Brands meanwhile, struggle against generic veporizers.

July 18, 2014

NEW YORK – After at least five years of steady growth, sales of the U.S. tobacco industry's most-hyped product since menthol fell for the first time in May and June, according to Ad Age magazine. That's potentially bad news for an industry struggling to offset falling sales of traditional tobacco cigarettes.

It also presents a challenge to Reynolds American Inc., which has agreed to sell the popular Blu e-cig brand as part of its proposed acquisition of Lorillard. The newly merged company would be left to rely on Vuse, an e-cigarette line created by Reynolds that's only now being widely distributed.

After betting on sleek disposable electronic cigarettes, the industry is also grappling with rising competition from generic vaporizers that can be refilled with nicotine liquid of many flavors.

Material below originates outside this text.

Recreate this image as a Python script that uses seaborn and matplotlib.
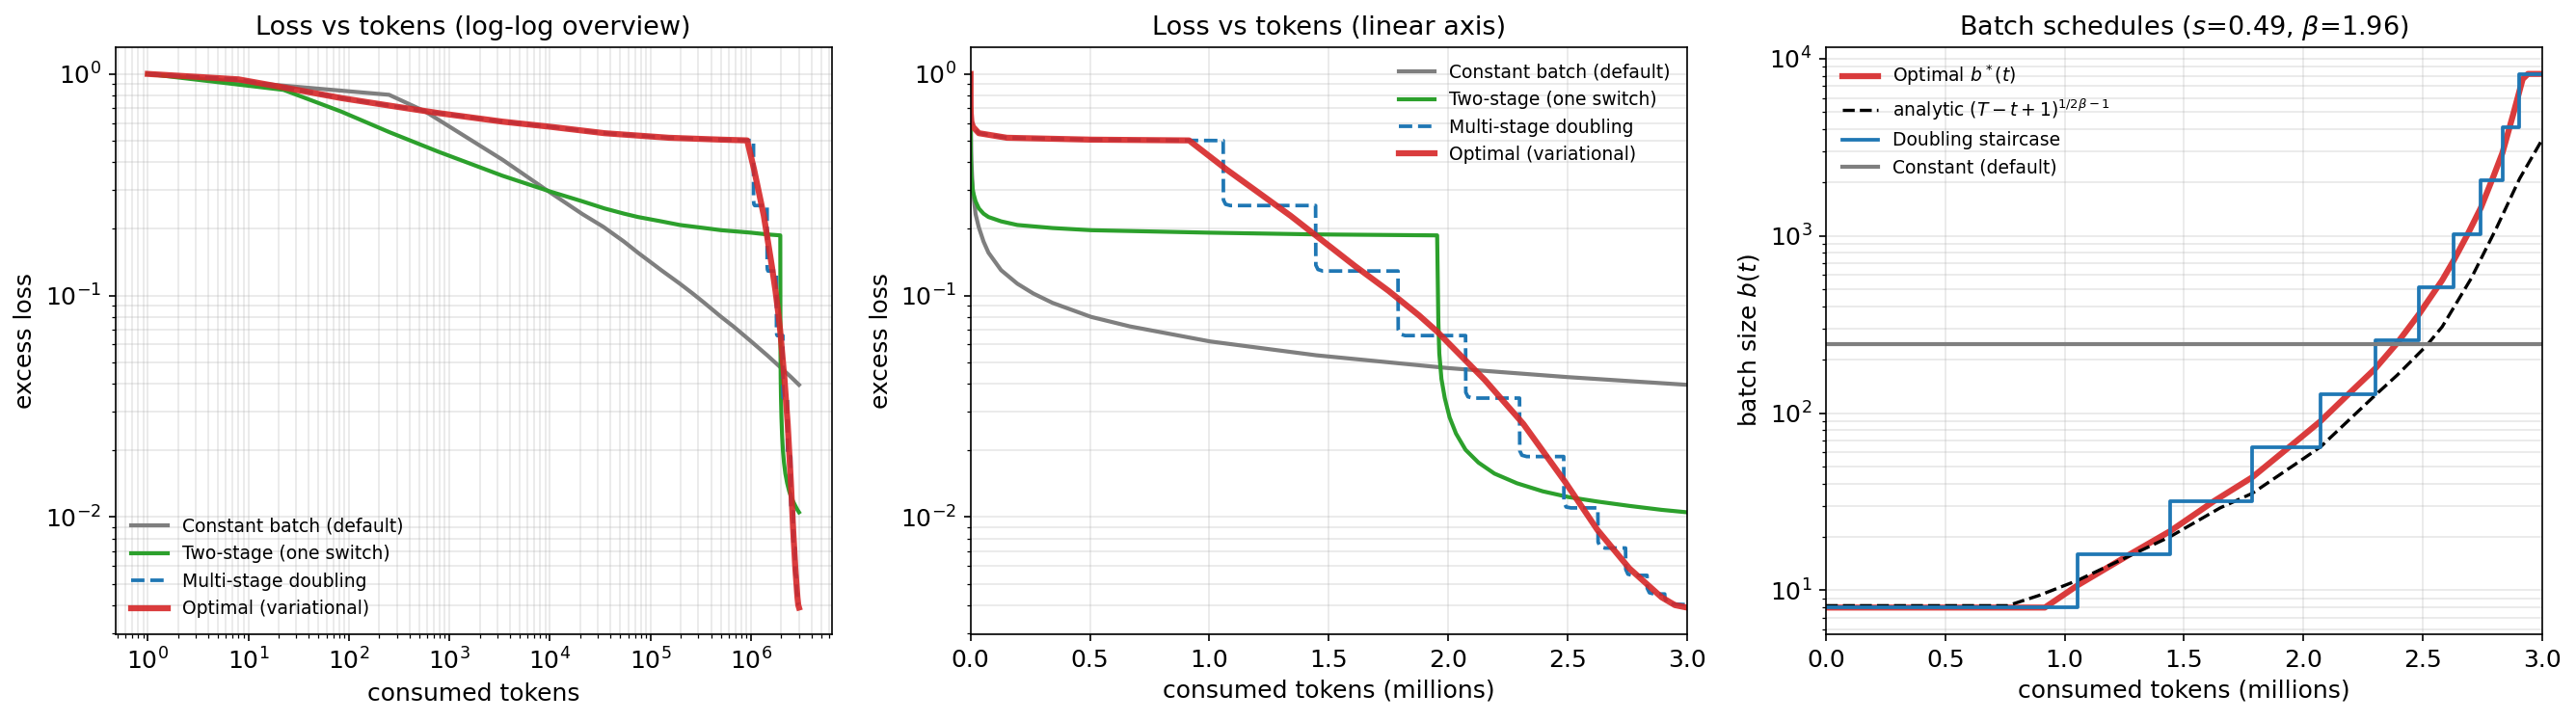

Asked about the sales slowdown after the deal was announced yesterday, Lorillard CEO Murray Kessler said "it's normal for a brand new category to have some sort of ups and downs," according to Ad Age. But he is confident that investments in marketing and technology will re-ignite sales.

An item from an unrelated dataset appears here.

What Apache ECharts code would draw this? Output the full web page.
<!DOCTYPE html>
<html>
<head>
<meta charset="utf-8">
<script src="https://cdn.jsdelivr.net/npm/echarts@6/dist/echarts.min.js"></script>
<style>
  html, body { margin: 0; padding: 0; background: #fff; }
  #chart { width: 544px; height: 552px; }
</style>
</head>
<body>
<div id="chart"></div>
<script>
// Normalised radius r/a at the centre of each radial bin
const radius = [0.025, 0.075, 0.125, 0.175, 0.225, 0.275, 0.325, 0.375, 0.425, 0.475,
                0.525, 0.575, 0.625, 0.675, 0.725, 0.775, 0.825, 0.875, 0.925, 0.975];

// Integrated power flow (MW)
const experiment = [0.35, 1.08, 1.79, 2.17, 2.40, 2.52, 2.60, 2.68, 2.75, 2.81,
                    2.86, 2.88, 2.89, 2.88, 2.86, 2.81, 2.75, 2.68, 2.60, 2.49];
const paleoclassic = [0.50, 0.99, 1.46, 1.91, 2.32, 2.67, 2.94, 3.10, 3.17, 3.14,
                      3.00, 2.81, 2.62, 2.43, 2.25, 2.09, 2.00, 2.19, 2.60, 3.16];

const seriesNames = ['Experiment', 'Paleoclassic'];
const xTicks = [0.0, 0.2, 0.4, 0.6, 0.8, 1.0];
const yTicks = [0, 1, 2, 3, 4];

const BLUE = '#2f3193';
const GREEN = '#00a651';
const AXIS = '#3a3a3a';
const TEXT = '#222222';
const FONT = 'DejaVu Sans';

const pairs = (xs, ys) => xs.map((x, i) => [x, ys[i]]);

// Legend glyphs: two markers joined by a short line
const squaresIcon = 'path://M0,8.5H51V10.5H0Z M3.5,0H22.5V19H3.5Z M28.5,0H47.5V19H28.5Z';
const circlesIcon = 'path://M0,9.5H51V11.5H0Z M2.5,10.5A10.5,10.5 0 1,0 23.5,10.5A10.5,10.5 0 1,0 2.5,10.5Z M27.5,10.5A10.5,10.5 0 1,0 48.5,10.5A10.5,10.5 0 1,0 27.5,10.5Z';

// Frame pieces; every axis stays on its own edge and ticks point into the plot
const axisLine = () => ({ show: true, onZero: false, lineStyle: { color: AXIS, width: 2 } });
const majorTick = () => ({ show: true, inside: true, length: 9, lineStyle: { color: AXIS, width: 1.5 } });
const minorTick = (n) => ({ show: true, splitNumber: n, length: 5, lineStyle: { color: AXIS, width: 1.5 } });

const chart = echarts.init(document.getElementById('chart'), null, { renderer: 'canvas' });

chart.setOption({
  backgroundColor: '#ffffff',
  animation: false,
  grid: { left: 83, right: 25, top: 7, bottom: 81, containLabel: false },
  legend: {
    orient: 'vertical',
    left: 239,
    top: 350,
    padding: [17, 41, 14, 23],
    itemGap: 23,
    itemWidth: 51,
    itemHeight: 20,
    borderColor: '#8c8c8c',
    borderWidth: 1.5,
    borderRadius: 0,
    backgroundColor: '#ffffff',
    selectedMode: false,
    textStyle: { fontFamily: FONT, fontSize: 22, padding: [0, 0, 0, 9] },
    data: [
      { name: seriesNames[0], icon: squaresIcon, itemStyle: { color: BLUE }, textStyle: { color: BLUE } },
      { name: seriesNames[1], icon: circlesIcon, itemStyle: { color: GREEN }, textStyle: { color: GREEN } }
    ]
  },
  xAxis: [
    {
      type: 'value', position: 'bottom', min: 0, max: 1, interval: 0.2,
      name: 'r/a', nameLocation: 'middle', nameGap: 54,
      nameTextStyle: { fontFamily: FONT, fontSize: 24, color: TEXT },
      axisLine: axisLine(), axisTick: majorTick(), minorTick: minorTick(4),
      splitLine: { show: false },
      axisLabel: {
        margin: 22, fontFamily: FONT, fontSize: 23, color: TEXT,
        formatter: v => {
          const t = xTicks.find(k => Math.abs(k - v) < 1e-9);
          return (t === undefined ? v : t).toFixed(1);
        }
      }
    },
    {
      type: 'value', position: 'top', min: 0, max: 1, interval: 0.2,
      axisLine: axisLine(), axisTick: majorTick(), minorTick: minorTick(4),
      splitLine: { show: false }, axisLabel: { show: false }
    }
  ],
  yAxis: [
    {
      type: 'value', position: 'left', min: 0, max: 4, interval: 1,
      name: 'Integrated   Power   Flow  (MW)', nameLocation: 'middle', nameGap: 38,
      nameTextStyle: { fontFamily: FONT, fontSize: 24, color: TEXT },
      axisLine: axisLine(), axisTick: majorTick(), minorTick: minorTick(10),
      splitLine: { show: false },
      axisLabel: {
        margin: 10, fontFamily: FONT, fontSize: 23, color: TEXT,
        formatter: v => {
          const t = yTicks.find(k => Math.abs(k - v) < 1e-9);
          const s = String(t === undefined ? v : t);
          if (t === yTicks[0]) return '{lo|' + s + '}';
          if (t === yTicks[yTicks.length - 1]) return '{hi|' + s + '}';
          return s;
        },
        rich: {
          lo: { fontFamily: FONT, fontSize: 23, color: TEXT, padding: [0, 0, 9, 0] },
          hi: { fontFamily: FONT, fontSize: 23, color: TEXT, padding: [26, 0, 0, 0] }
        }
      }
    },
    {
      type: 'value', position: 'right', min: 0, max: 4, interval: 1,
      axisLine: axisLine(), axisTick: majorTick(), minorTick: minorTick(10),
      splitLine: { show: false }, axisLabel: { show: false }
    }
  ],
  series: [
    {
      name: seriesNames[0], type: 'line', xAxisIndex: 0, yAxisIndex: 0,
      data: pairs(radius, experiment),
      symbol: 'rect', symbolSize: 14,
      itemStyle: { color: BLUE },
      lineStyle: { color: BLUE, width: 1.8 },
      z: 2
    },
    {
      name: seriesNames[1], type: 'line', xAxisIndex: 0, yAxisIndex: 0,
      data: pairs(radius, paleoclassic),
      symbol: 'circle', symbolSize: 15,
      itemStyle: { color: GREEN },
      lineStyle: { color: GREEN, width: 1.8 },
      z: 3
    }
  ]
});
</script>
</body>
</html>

Sales of e-cigarettes and refillable vaporizers more than doubled to $1.7 billion in 2013, or 1.7% of a roughly $100 billion market for nicotine products. The first signs of a slip came this year. Ad Age reports that sales of packaged electronic smoking devices fell 2.9% in the four weeks ending May 18 compared with the previous year, according to data from Chicago researcher IRI. Sales slid twice as fast the following month.

In April, the industry got some good news on the e-cigarette front. While the U.S. Food and Drug Administration said it intended to limit sales of electronic sales to minors, ban free samples and require nicotine addiction warnings, the agency declined to prohibit TV advertising or flavored products.

Yet despite all the celebrities spotted vaping at awards ceremonies and the bullish projections from analysts, e-cig sales growth had already started slowing early this year, according to IRI. Lorillard's own data suggest why. Just 26% of smokers who tried e-cigs came back to vape another, the company said at an analyst conference in June of last year, according to Ad Age. That was up from about 22% two years earlier.

Some consumers have shunned cigarette-like packaged e-cigs for refillable vaporizers that allow users to control nicotine content and flavor with a single pipe-like device. Some versions use a small tank that can be injected with nicotine liquid purchased in bulk.